REPUBLIKA.CO.ID, JAKARTA -- Aksi tawuran di kota-kota besar seperti di Jakarta tak pernah surut, sekalipun di bulan Ramadhan. Bedanya di bulan suci ini, mereka membalut aksi tawuran dengan ‘perang sarung’. Beda istilah tapi sama-sama meresahkan masyarakat dan membahayakan nyawa. Aktornya pun sama, yaitu didominasi anak-anak remaja dan pelajar dan diawali dengan provokasi melalui media sosial.
Polda Metro Jaya mengaklaim telah melakukan sejumlah langkah dan tindakan untuk menanggulangi aksi perang sarung yang hampir setiap hari terjadi di bulan Ramadhan 1445 hijriah ini.
Disebutnya Polda Metro Jaya dan Polres serta Polsek jajaran terus berupaya memelihara Keamanan dan ketertiban masyarakat (Kamtibmas) dengn melakukan kegiatan kegiatan preemtif. Salah satunya kegiatan preemtif dengan memberikan imbauan, edukasi diilakukan langsung maupun digital.
“Kemudian kami meningkat kehadiran petugas kepolisian dilapangan (patroli), di jam-jam rawan, kemudian di jam-jam kegiatan masyarakat yang membutuhkan kehadiran kepolisian,” kata Kabid Humas Polda Metro Jaya, Kombes Ade Ary Syam Indradi kepada awak media, Senin (18/3/2024).

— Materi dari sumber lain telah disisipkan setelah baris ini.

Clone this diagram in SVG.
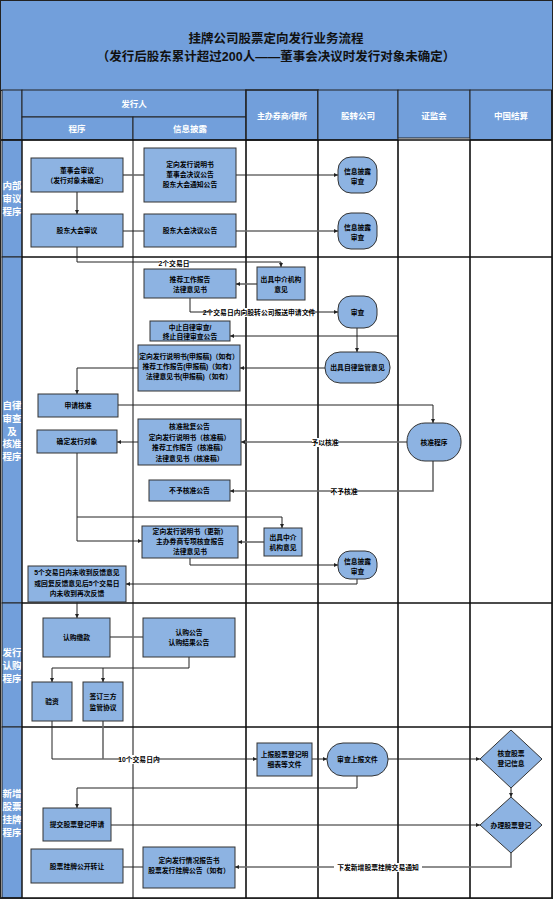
<svg xmlns="http://www.w3.org/2000/svg" width="553" height="900" viewBox="0 0 553 900">
<style>
.hd{fill:#729FDB;stroke:#222;stroke-width:1}
.ln{stroke:#111;stroke-width:1.6;fill:none}
.lt{stroke:#111;stroke-width:1;fill:none}
.bx{fill:#8DB3E2;stroke:#333;stroke-width:1}
.t{font-family:"Liberation Sans","Noto Sans CJK SC",sans-serif;font-size:6.8px;font-weight:bold;text-anchor:middle;fill:#000}
.w{font-family:"Liberation Sans","Noto Sans CJK SC",sans-serif;font-weight:bold;text-anchor:middle;fill:#fff}
.ttl{font-family:"Liberation Sans","Noto Sans CJK SC",sans-serif;font-size:12.5px;font-weight:bold;text-anchor:middle;fill:#111}
.c{stroke:#222;stroke-width:1;fill:none}
.g{stroke:#6a6a6a;stroke-width:1.6;fill:none}
.lb{fill:#fff}
</style>
<defs>
<marker id="ar" viewBox="0 0 6 6" refX="6" refY="3" markerWidth="4" markerHeight="4" orient="auto" markerUnits="userSpaceOnUse"><path d="M0,0 L6,3 L0,6 z" fill="#222"/></marker>
</defs>
<rect x="0" y="0" width="553" height="900" fill="#fff"/>
<g id="title">
<rect class="hd" x="0.5" y="0.5" width="552" height="90"/>
<text class="ttl" x="276" y="43">挂牌公司股票定向发行业务流程</text>
<text class="ttl" x="276" y="61">（发行后股东累计超过200人——董事会决议时发行对象未确定）</text>
</g>
<g id="header">
<rect class="hd" x="2" y="90" width="20" height="50"/>
<rect class="hd" x="22" y="90" width="224" height="27"/>
<rect class="hd" x="22" y="117" width="111" height="23"/>
<rect class="hd" x="133" y="117" width="113" height="23"/>
<rect class="hd" x="246" y="90" width="72" height="50" style="stroke-width:1.6"/>
<rect class="hd" x="318" y="90" width="80" height="50"/>
<rect class="hd" x="398" y="90" width="72" height="48"/>
<rect class="hd" x="470" y="90" width="82" height="50"/>
<text class="w" x="134" y="107" font-size="8.5">发行人</text>
<text class="w" x="77" y="132" font-size="8.5">程序</text>
<text class="w" x="190" y="132" font-size="8.5">信息披露</text>
<text class="w" x="282" y="119" font-size="8">主办券商/律所</text>
<text class="w" x="358" y="119" font-size="8.5">股转公司</text>
<text class="w" x="434" y="119" font-size="8.5">证监会</text>
<text class="w" x="511" y="119" font-size="8.5">中国结算</text>
</g>
<g id="lanes">
<rect class="hd" x="2" y="140" width="20" height="117"/>
<rect class="hd" x="2" y="257" width="20" height="346"/>
<rect class="hd" x="2" y="603" width="20" height="124"/>
<rect class="hd" x="2" y="727" width="20" height="171"/>
<text class="w" font-size="9.5"><tspan x="12" y="189">内部</tspan><tspan x="12" y="202">审议</tspan><tspan x="12" y="215">程序</tspan></text>
<text class="w" font-size="9.5"><tspan x="12" y="409">自律</tspan><tspan x="12" y="422">审查</tspan><tspan x="12" y="435">及</tspan><tspan x="12" y="447">核准</tspan><tspan x="12" y="460">程序</tspan></text>
<text class="w" font-size="9.5"><tspan x="12" y="656">发行</tspan><tspan x="12" y="669">认购</tspan><tspan x="12" y="682">程序</tspan></text>
<text class="w" font-size="9.5"><tspan x="12" y="797">新增</tspan><tspan x="12" y="810">股票</tspan><tspan x="12" y="823">挂牌</tspan><tspan x="12" y="836">程序</tspan></text>
<path class="lt" d="M22,140 V898 M133,140 V898"/>
<path class="ln" d="M246,140 V898 M318,140 V898 M398,140 V898 M470,140 V898 M552,90 V898"/>
<path class="ln" d="M0,140 H553 M22,257 H553 M22,603 H553 M22,727 H553 M0,898 H553"/>
<rect x="0.5" y="0.5" width="552" height="898" fill="none" stroke="#222"/>
</g>
<g id="connectors">
<path class="g" d="M123,175 H144"/>
<path class="c" d="M236,175 H338" marker-end="url(#ar)"/>
<path class="g" d="M77,192 V214" marker-end="url(#ar)"/>
<path class="c" d="M123,231 H144"/>
<path class="g" d="M236,231 H338" marker-end="url(#ar)"/>
<path class="c" d="M77,247 V262 H281 V267" marker-end="url(#ar)"/>
<path class="g" d="M257,284 H236" marker-end="url(#ar)"/>
<path class="c" d="M190,298 V312 H338" marker-end="url(#ar)"/>
<path class="c" d="M357,328 V352" marker-end="url(#ar)"/>
<path class="c" d="M398,336 H230" marker-end="url(#ar)"/>
<path class="c" d="M325,368 H240" marker-end="url(#ar)"/>
<path class="c" d="M138,368 H77 V394" marker-end="url(#ar)"/>
<path class="c" d="M118,405 H433 V423" marker-end="url(#ar)"/>
<path class="g" d="M407,442 H241" marker-end="url(#ar)"/>
<path class="c" d="M138,442 H117" marker-end="url(#ar)"/>
<path class="g" d="M433,461 V491 H230" marker-end="url(#ar)"/>
<path class="c" d="M77,453 V541 H142" marker-end="url(#ar)"/>
<path class="c" d="M77,517 H282 V528" marker-end="url(#ar)"/>
<path class="g" d="M264,542 H238" marker-end="url(#ar)"/>
<path class="c" d="M190,558 V565 H338" marker-end="url(#ar)"/>
<path class="c" d="M357,579 V584 H126" marker-end="url(#ar)"/>
<path class="c" d="M77,602 V618" marker-end="url(#ar)"/>
<path class="g" d="M110,637 H143"/>
<path class="c" d="M189,657 V668 H52 V682" marker-end="url(#ar)"/>
<path class="c" d="M103,668 V682" marker-end="url(#ar)"/>
<path class="c" d="M52,721 V759 H257" marker-end="url(#ar)"/>
<path class="g" d="M103,721 V759"/>
<path class="c" d="M312,759 H327" marker-end="url(#ar)"/>
<path class="c" d="M388,759 H480" marker-end="url(#ar)"/>
<path class="c" d="M511,788 V797" marker-end="url(#ar)"/>
<path class="c" d="M357,776 V788 H77 V808" marker-end="url(#ar)"/>
<path class="c" d="M111,825 H480" marker-end="url(#ar)"/>
<path class="g" d="M511,853 V867 H235" marker-end="url(#ar)"/>
<path class="c" d="M143,867 H123"/>
<rect class="lb" x="159" y="259" width="30" height="9"/>
<text class="t" x="174" y="266">2个交易日</text>
<rect class="lb" x="212" y="308" width="94" height="9"/>
<text class="t" x="259" y="315">2个交易日内向股转公司报送申请文件</text>
<rect class="lb" x="312" y="438" width="26" height="9"/>
<text class="t" x="325" y="445">予以核准</text>
<rect class="lb" x="332" y="487" width="24" height="9"/>
<text class="t" x="344" y="494">不予核准</text>
<rect class="lb" x="121" y="755" width="36" height="9"/>
<text class="t" x="139" y="762">10个交易日内</text>
<rect class="lb" x="334" y="863" width="88" height="9"/>
<text class="t" x="378" y="870">下发新增股票挂牌交易通知</text>
</g>
<g id="n_A"><rect class="bx" x="31" y="158" width="92" height="34"/><text class="t" x="77" y="173">董事会审议</text><text class="t" x="77" y="183">（发行对象未确定）</text></g>
<g id="n_B"><rect class="bx" x="144" y="148" width="92" height="54"/><text class="t" x="190" y="167">定向发行说明书</text><text class="t" x="190" y="177">董事会决议公告</text><text class="t" x="190" y="187">股东大会通知公告</text></g>
<g id="n_C"><rect class="bx" x="31" y="214" width="92" height="33"/><text class="t" x="77" y="233">股东大会审议</text></g>
<g id="n_D"><rect class="bx" x="144" y="214" width="92" height="33"/><text class="t" x="190" y="233">股东大会决议公告</text></g>
<g id="n_E"><rect class="bx" x="338" y="157" width="39" height="36" rx="13"/><text class="t" x="357.5" y="174">信息披露</text><text class="t" x="357.5" y="184">审查</text></g>
<g id="n_F"><rect class="bx" x="338" y="213" width="39" height="36" rx="13"/><text class="t" x="357.5" y="230">信息披露</text><text class="t" x="357.5" y="240">审查</text></g>
<g id="n_G"><rect class="bx" x="257" y="267" width="48" height="33"/><text class="t" x="281" y="282">出具中介机构</text><text class="t" x="281" y="292">意见</text></g>
<g id="n_H"><rect class="bx" x="144" y="269" width="92" height="29"/><text class="t" x="190" y="282">推荐工作报告</text><text class="t" x="190" y="292">法律意见书</text></g>
<g id="n_I"><rect class="bx" x="338" y="296" width="39" height="32" rx="13"/><text class="t" x="357.5" y="315">审查</text></g>
<g id="n_J"><rect class="bx" x="325" y="352" width="65" height="31" rx="15"/><text class="t" x="357.5" y="370">出具自律监管意见</text></g>
<g id="n_L"><rect class="bx" x="150" y="321" width="80" height="20"/><text class="t" x="190" y="330">中止自律审查/</text><text class="t" x="190" y="339">终止自律审查公告</text></g>
<g id="n_K"><rect class="bx" x="138" y="345" width="102" height="46"/><text class="t" x="189" y="359">定向发行说明书(申报稿)（如有）</text><text class="t" x="189" y="369">推荐工作报告(申报稿)（如有）</text><text class="t" x="189" y="379">法律意见书(申报稿)（如有）</text></g>
<g id="n_M"><rect class="bx" x="38" y="394" width="80" height="23"/><text class="t" x="78" y="408">申请核准</text></g>
<g id="n_N"><rect class="bx" x="407" y="423" width="54" height="38" rx="18"/><text class="t" x="434" y="445">核准程序</text></g>
<g id="n_O"><rect class="bx" x="138" y="419" width="103" height="46"/><text class="t" x="189.5" y="429">核准批复公告</text><text class="t" x="189.5" y="439.5">定向发行说明书（核准稿）</text><text class="t" x="189.5" y="450">推荐工作报告（核准稿）</text><text class="t" x="189.5" y="460.5">法律意见书（核准稿）</text></g>
<g id="n_P"><rect class="bx" x="37" y="430" width="80" height="23"/><text class="t" x="77" y="444">确定发行对象</text></g>
<g id="n_Q"><rect class="bx" x="149" y="480" width="81" height="21"/><text class="t" x="189.5" y="493">不予核准公告</text></g>
<g id="n_R"><rect class="bx" x="264" y="528" width="38" height="28"/><text class="t" x="283" y="540">出具中介</text><text class="t" x="283" y="550">机构意见</text></g>
<g id="n_S"><rect class="bx" x="142" y="526" width="96" height="32"/><text class="t" x="190" y="533.5">定向发行说明书（更新）</text><text class="t" x="190" y="544">主办券商专项核查报告</text><text class="t" x="190" y="554">法律意见书</text></g>
<g id="n_T"><rect class="bx" x="338" y="551" width="39" height="28" rx="12"/><text class="t" x="357.5" y="564">信息披露</text><text class="t" x="357.5" y="574">审查</text></g>
<g id="n_U"><rect class="bx" x="28" y="566" width="98" height="36"/><text class="t" x="77" y="575">5个交易日内未收到反馈意见</text><text class="t" x="77" y="586">或回复反馈意见后5个交易日</text><text class="t" x="77" y="596">内未收到再次反馈</text></g>
<g id="n_V"><rect class="bx" x="43" y="618" width="67" height="39"/><text class="t" x="76.5" y="640">认购缴款</text></g>
<g id="n_W"><rect class="bx" x="143" y="618" width="92" height="39"/><text class="t" x="189" y="635">认购公告</text><text class="t" x="189" y="645">认购结果公告</text></g>
<g id="n_X"><rect class="bx" x="32" y="682" width="40" height="39"/><text class="t" x="52" y="704">验资</text></g>
<g id="n_Y"><rect class="bx" x="83" y="682" width="40" height="39"/><text class="t" x="103" y="699">签订三方</text><text class="t" x="103" y="710">监管协议</text></g>
<g id="n_Z"><rect class="bx" x="257" y="743" width="55" height="33"/><text class="t" x="284.5" y="757">上报股票登记明</text><text class="t" x="284.5" y="767">细表等文件</text></g>
<g id="n_AA"><rect class="bx" x="327" y="743" width="61" height="33" rx="16"/><text class="t" x="357.5" y="762">审查上报文件</text></g>
<g id="n_BB"><path class="bx" d="M511,730 L542,759 L511,788 L480,759 Z"/><text class="t" x="511" y="756">核查股票</text><text class="t" x="511" y="766">登记信息</text></g>
<g id="n_CC"><path class="bx" d="M511,797 L542,825 L511,853 L480,825 Z"/><text class="t" x="511" y="828">办理股票登记</text></g>
<g id="n_DD"><rect class="bx" x="43" y="808" width="68" height="33"/><text class="t" x="77" y="827">提交股票登记申请</text></g>
<g id="n_EE"><rect class="bx" x="143" y="847" width="92" height="41"/><text class="t" x="189" y="863">定向发行情况报告书</text><text class="t" x="189" y="873">股票发行挂牌公告（如有）</text></g>
<g id="n_FF"><rect class="bx" x="31" y="849" width="92" height="34"/><text class="t" x="77" y="869">股票挂牌公开转让</text></g>
</svg>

Selain itu, kata Ade Ary, Kapolda Metro Jaya Irjen Karyoto juga bersikap tegas terhadap fenomena tawuran atau perang sarung yang kerap terjadi di wilayah hukumnya.
Dia menegaskan dan memastikan jajarannya bakal memproses hukum sesuai dengan aturan yang berlaku kepada para pelaku tawuran atau perang sarung tanpa terkecuali. Bahkan Polda Metro Jaya merekomendasikan agar pemerintah provinsi pencabut pencabutan Kartu Jakarta Pintar milik pelaku.
“Terkait tawuran misalkan itu akan diproses sesuai dgn aturan hukum yang berlaku berdasarkan fakta perbuatan yg ditemukan tentunya. Jadi harus tetap proporsional,” tegas Ade Ary.
Namun demikian, lanjut Ade Ary, Kamtibmas merupakan tanggungjawab bersama-sama antara pihak kepolisian bekerjasama dengan masyatakat. Dia berharap agar masyarakat bersinergi serta kerjasama dengan efektif dan hasil yang optimal. Karena itu pihak kepolisian bakal menindak tegas pelaku aksi tawuran atau perang sarung, termasuk pelaku yang melakuka provokasi melalui media sosial.
“Kemudian yang didapati melakukan tindak pidana, barang bukti juga diproses. Provokasi mengajak tawuran kemudian live dengan medsos tawuran itu juga diproses,” kata Ade Ary.